I did stop at Sandy Hook at the C (Chokeberry) lot and found very little out on the open water: Common Loon, Long-tailed Duck, distant Gannets and a few Bonaparte's Gulls. The sand was being whipped up by the wind which was ferocious enough at this point to eliminate any enthusiasm I had for scanning from more windswept ocean beaches - there wasn't anything noteworthy looking to the north of C lot along the Atlantic, no sign of any scoters.

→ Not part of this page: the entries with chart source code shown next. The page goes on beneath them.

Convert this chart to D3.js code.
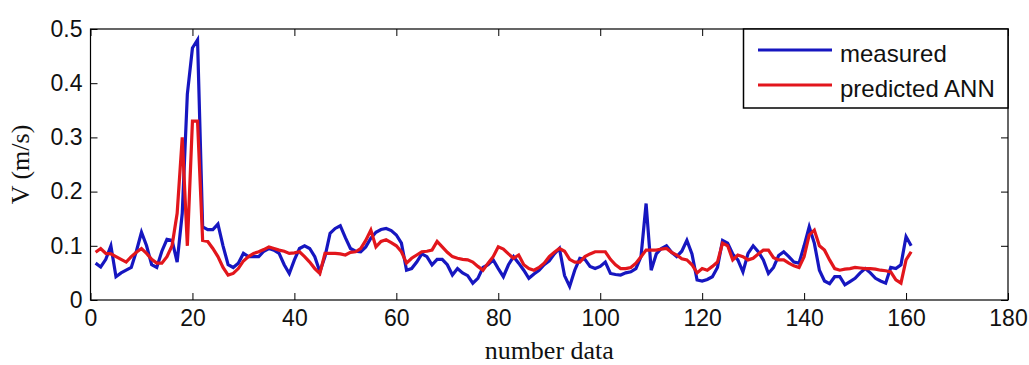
<!DOCTYPE html>
<html>
<head>
<meta charset="utf-8">
<script src="https://cdn.jsdelivr.net/npm/d3@7"></script>
<style>
  html, body { margin: 0; padding: 0; background: #fff; }
  svg { display: block; }
</style>
</head>
<body>
<div id="chart"></div>
<script>
// measured / predicted V (m/s) for sample 1..161
const measured = [
  0.068, 0.061, 0.075, 0.100, 0.043, 0.050, 0.055, 0.060, 0.090, 0.125,
  0.100, 0.065, 0.060, 0.090, 0.112, 0.110, 0.070, 0.160, 0.380, 0.465,
  0.480, 0.135, 0.130, 0.130, 0.140, 0.100, 0.065, 0.060, 0.068, 0.086,
  0.080, 0.080, 0.080, 0.090, 0.095, 0.092, 0.086, 0.065, 0.049, 0.074,
  0.095, 0.100, 0.095, 0.080, 0.052, 0.080, 0.123, 0.132, 0.137, 0.115,
  0.095, 0.090, 0.089, 0.098, 0.114, 0.125, 0.130, 0.132, 0.128, 0.120,
  0.105, 0.055, 0.058, 0.070, 0.085, 0.080, 0.065, 0.075, 0.075, 0.065,
  0.046, 0.058, 0.050, 0.045, 0.031, 0.040, 0.060, 0.065, 0.074, 0.058,
  0.043, 0.065, 0.080, 0.068, 0.055, 0.040, 0.048, 0.055, 0.065, 0.072,
  0.085, 0.095, 0.045, 0.025, 0.055, 0.077, 0.075, 0.062, 0.058, 0.062,
  0.070, 0.049, 0.047, 0.046, 0.050, 0.052, 0.058, 0.080, 0.178, 0.055,
  0.085, 0.095, 0.100, 0.088, 0.080, 0.090, 0.110, 0.085, 0.037, 0.035,
  0.038, 0.043, 0.060, 0.110, 0.105, 0.085, 0.074, 0.052, 0.086, 0.100,
  0.089, 0.074, 0.049, 0.060, 0.082, 0.089, 0.080, 0.070, 0.068, 0.100,
  0.135, 0.105, 0.055, 0.035, 0.030, 0.043, 0.043, 0.028, 0.034, 0.040,
  0.050, 0.058, 0.050, 0.040, 0.035, 0.031, 0.060, 0.058, 0.065, 0.117,
  0.100
];
const predicted = [
  0.088, 0.095, 0.086, 0.085, 0.080, 0.075, 0.070, 0.080, 0.088, 0.095,
  0.086, 0.075, 0.068, 0.068, 0.080, 0.100, 0.160, 0.300, 0.100, 0.330,
  0.330, 0.110, 0.108, 0.095, 0.080, 0.060, 0.046, 0.049, 0.058, 0.072,
  0.080, 0.086, 0.089, 0.093, 0.098, 0.095, 0.092, 0.090, 0.086, 0.087,
  0.089, 0.080, 0.070, 0.058, 0.049, 0.086, 0.086, 0.086, 0.085, 0.083,
  0.088, 0.089, 0.095, 0.110, 0.129, 0.098, 0.108, 0.111, 0.106, 0.100,
  0.089, 0.068, 0.077, 0.083, 0.089, 0.090, 0.092, 0.108, 0.098, 0.088,
  0.080, 0.077, 0.075, 0.074, 0.070, 0.062, 0.055, 0.068, 0.080, 0.098,
  0.094, 0.085, 0.077, 0.083, 0.065, 0.058, 0.055, 0.060, 0.068, 0.080,
  0.088, 0.095, 0.090, 0.075, 0.070, 0.070, 0.080, 0.085, 0.089, 0.089,
  0.089, 0.075, 0.065, 0.058, 0.058, 0.060, 0.068, 0.080, 0.092, 0.092,
  0.092, 0.094, 0.095, 0.088, 0.083, 0.076, 0.074, 0.065, 0.050, 0.058,
  0.055, 0.062, 0.070, 0.105, 0.100, 0.074, 0.083, 0.080, 0.074, 0.077,
  0.085, 0.092, 0.092, 0.078, 0.074, 0.074, 0.068, 0.063, 0.060, 0.080,
  0.120, 0.129, 0.100, 0.092, 0.074, 0.058, 0.055, 0.057, 0.058, 0.060,
  0.059, 0.058, 0.058, 0.057, 0.055, 0.054, 0.052, 0.037, 0.031, 0.074,
  0.089
];
const seriesNames = ['measured', 'predicted ANN'];
const xTicks = [0, 20, 40, 60, 80, 100, 120, 140, 160, 180];
const yTicks = [0, 0.1, 0.2, 0.3, 0.4, 0.5];
const yTickLabels = ['0', '0.1', '0.2', '0.3', '0.4', '0.5'];

const width = 1029, height = 365;
const margin = { top: 29, right: 21, bottom: 65, left: 90.5 };
const colors = ['#1616c0', '#e2161c'];
const sans = '"Liberation Sans", Arial, Helvetica, sans-serif';
const serif = '"Liberation Serif", "Times New Roman", serif';

const svg = d3.select('#chart').append('svg')
  .attr('width', width)
  .attr('height', height);

const xScale = d3.scaleLinear().domain([0, 180]).range([margin.left, width - margin.right]);
const yScale = d3.scaleLinear().domain([0, 0.5]).range([height - margin.bottom, margin.top]);

const plotBottom = height - margin.bottom;
const plotRight = width - margin.right;

// axes, ticks pointing inward like matlab
const xAxis = d3.axisBottom(xScale).tickValues(xTicks).tickSizeInner(-7).tickSizeOuter(0).tickPadding(10);
const yAxis = d3.axisLeft(yScale).tickValues(yTicks).tickFormat((d, i) => yTickLabels[i])
  .tickSizeInner(-7).tickSizeOuter(0).tickPadding(8);

svg.append('g').attr('transform', `translate(0,${plotBottom})`).call(xAxis);
svg.append('g').attr('transform', `translate(${margin.left},0)`).call(yAxis);
svg.append('g').attr('transform', `translate(0,${margin.top})`)
  .call(d3.axisTop(xScale).tickValues(xTicks).tickSizeInner(-7).tickSizeOuter(0).tickFormat(''));
svg.append('g').attr('transform', `translate(${plotRight},0)`)
  .call(d3.axisRight(yScale).tickValues(yTicks).tickSizeInner(-7).tickSizeOuter(0).tickFormat(''));

svg.selectAll('.domain').remove();
svg.selectAll('.tick line').attr('stroke', '#000');
svg.selectAll('.tick text')
  .attr('fill', '#111')
  .attr('font-family', sans)
  .attr('font-size', '23px');

// lines
const line = d3.line()
  .x((d, i) => xScale(i + 1))
  .y(d => yScale(d));

[measured, predicted].forEach((s, k) => {
  svg.append('path')
    .datum(s)
    .attr('fill', 'none')
    .attr('stroke', colors[k])
    .attr('stroke-width', 3.2)
    .attr('stroke-linejoin', 'miter')
    .attr('d', line);
});

// frame
svg.append('rect')
  .attr('x', margin.left)
  .attr('y', margin.top)
  .attr('width', plotRight - margin.left)
  .attr('height', plotBottom - margin.top)
  .attr('fill', 'none')
  .attr('stroke', '#000')
  .attr('stroke-width', 1.2);

// legend
const legend = svg.append('g');
legend.append('rect')
  .attr('x', 743.5)
  .attr('y', margin.top)
  .attr('width', plotRight - 743.5)
  .attr('height', 79)
  .attr('fill', '#fff')
  .attr('stroke', '#000')
  .attr('stroke-width', 1.5);

seriesNames.forEach((name, i) => {
  const ly = 50 + i * 35;
  legend.append('line')
    .attr('x1', 758).attr('x2', 832)
    .attr('y1', ly).attr('y2', ly)
    .attr('stroke', colors[i])
    .attr('stroke-width', 3);
  legend.append('text')
    .attr('x', 840)
    .attr('y', ly + 12)
    .attr('font-family', sans)
    .attr('font-size', '24px')
    .attr('fill', '#111')
    .text(name);
});

// axis titles
svg.append('text')
  .attr('x', (margin.left + plotRight) / 2)
  .attr('y', 359)
  .attr('text-anchor', 'middle')
  .attr('font-family', serif)
  .attr('font-size', '26px')
  .attr('fill', '#111')
  .text('number data');

svg.append('text')
  .attr('transform', `translate(29,${(margin.top + plotBottom) / 2}) rotate(-90)`)
  .attr('text-anchor', 'middle')
  .attr('font-family', serif)
  .attr('font-size', '26px')
  .attr('fill', '#111')
  .text('V (m/s)');
</script>
</body>
</html>
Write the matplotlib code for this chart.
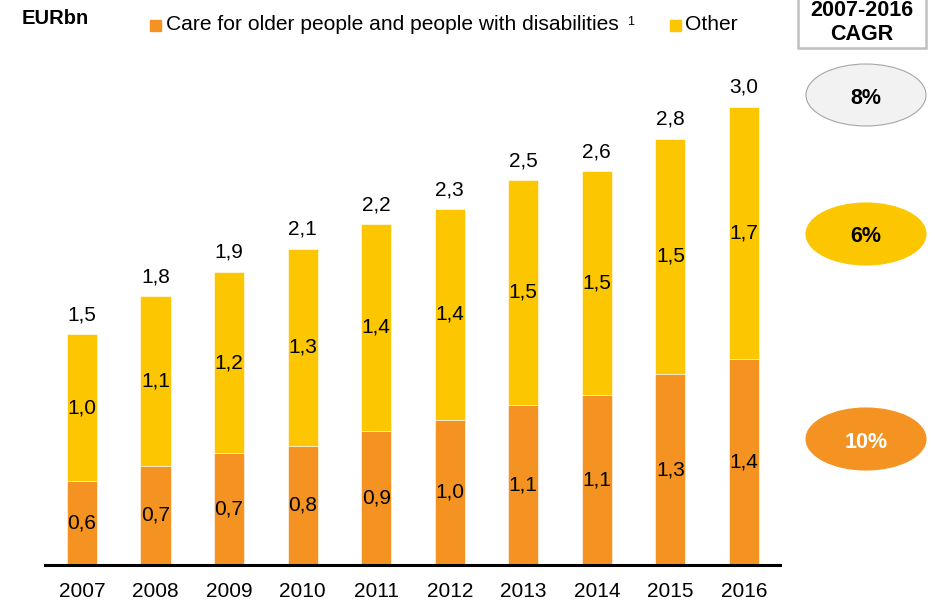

I retreated to South Amboy and walked east along the beach from the waterfront park (large flock of Brant) to the Walker Ave mudflats. I was searching for a Black-headed Gull amongst the Bonaparte's flock so it was with some chagrin that from a distance I saw the Bonaparte's take to the air and the flock fragment with about half of them heading out towards rips offshore far enough that you certainly couldn't tell them apart. This actually happened again once I got closer to the flock, leaving 30-40 on the beach once I got within scoping range. The flock appeared nervous in the high wind and the presence of some large Herring Gulls. Put to flight briefly by the big gulls I spotted the Black-headed Gull by virtue of the black underneath of its primaries, followed it until it return to the water with the Bonaparte's, and finally saw the one interesting bird for the day. Apparently my first Black-headed in four years. As is the case in flocks that I've seen them in before, Black-headed don't look much larger than Bonaparte's when in the water, and the red bill is quite subdued in mediocre light in winter, but when it wandered out onto land it seemed almost twice the bulk of a Bonaparte's by virtue of the legs being longer. I got fairly decent looks at it, and this was my only good bird of the day - out in the bay Bufflehead, Red-breasted Merganser, Red-throated Loon and Great Cormorant didn't quite make the noteworthy list, although the Cormorant was starting to sport breeding plumage.